Scientists at the Lithuania Kaunas University of Technology claim to have improved on the previously announced 23.26% efficiency of a perovskite-based copper indium gallium selenide (CIGS) solar cell they developed with the Helmholtz Zentrum Berlin (HZB).
The researchers claim to have hit 27.5% efficiency with one of the most recently developed monolayers used for the cell. The announcement, however, makes no mention of independent verification of the feat.
Energy materials research center the HZB had achieved 21.6% for the same thin-film CIGS perovskite cell technology, on a slightly smaller surface area in February 2017.
The Lithuanian researchers said the self-assembling material used for the cell is made of molecules based on carbazole head groups with phosphonic acid anchoring groups, and consists of 1-2nm of self-assembled monolayers deposited on the surface of the perovskite by dipping it into a diluted solution.
Cheap and scalable
“Developed monolayers can be called a perfect hole-transporting material as they are cheap, are formed by a scalable technique and are forming very good contact with perovskite materials,” the research team noted.

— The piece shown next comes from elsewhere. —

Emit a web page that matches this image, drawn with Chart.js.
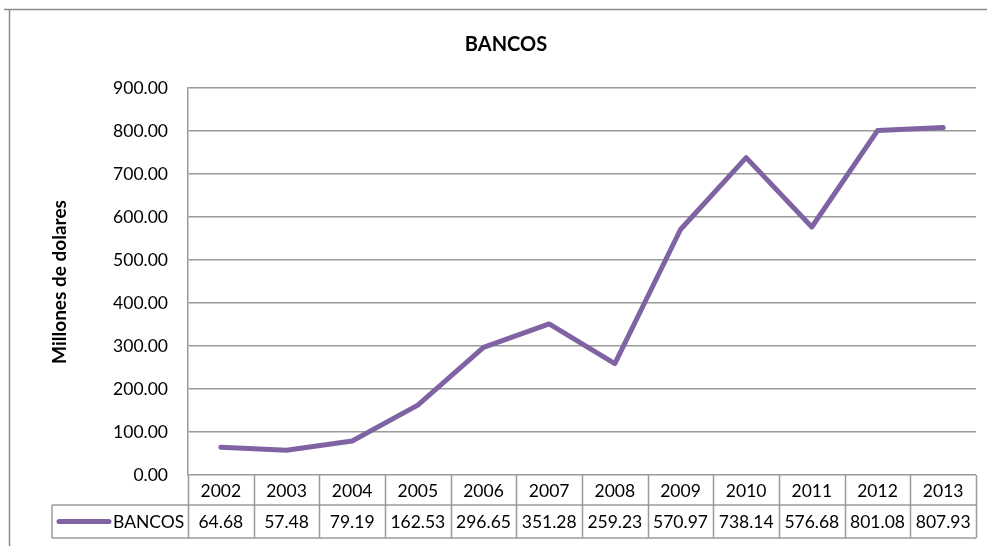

The scientists said the license to produce the material has been purchased by an unnamed Japanese company and they expect the two materials, dubbed 2PACz and MeO-2PACz, will soon be commercially available.
The world’s largest CIGS module manufacturer is Japanese company Solar Frontier, which is now a unit of oil refiner Idemitsu Kosan. Last January, the Japanese manufacturer said it had set a new record for thin film solar cell efficiency of 23.35% – representing a 0.4% improvement on its previous record of 22.9%, set in late 2017.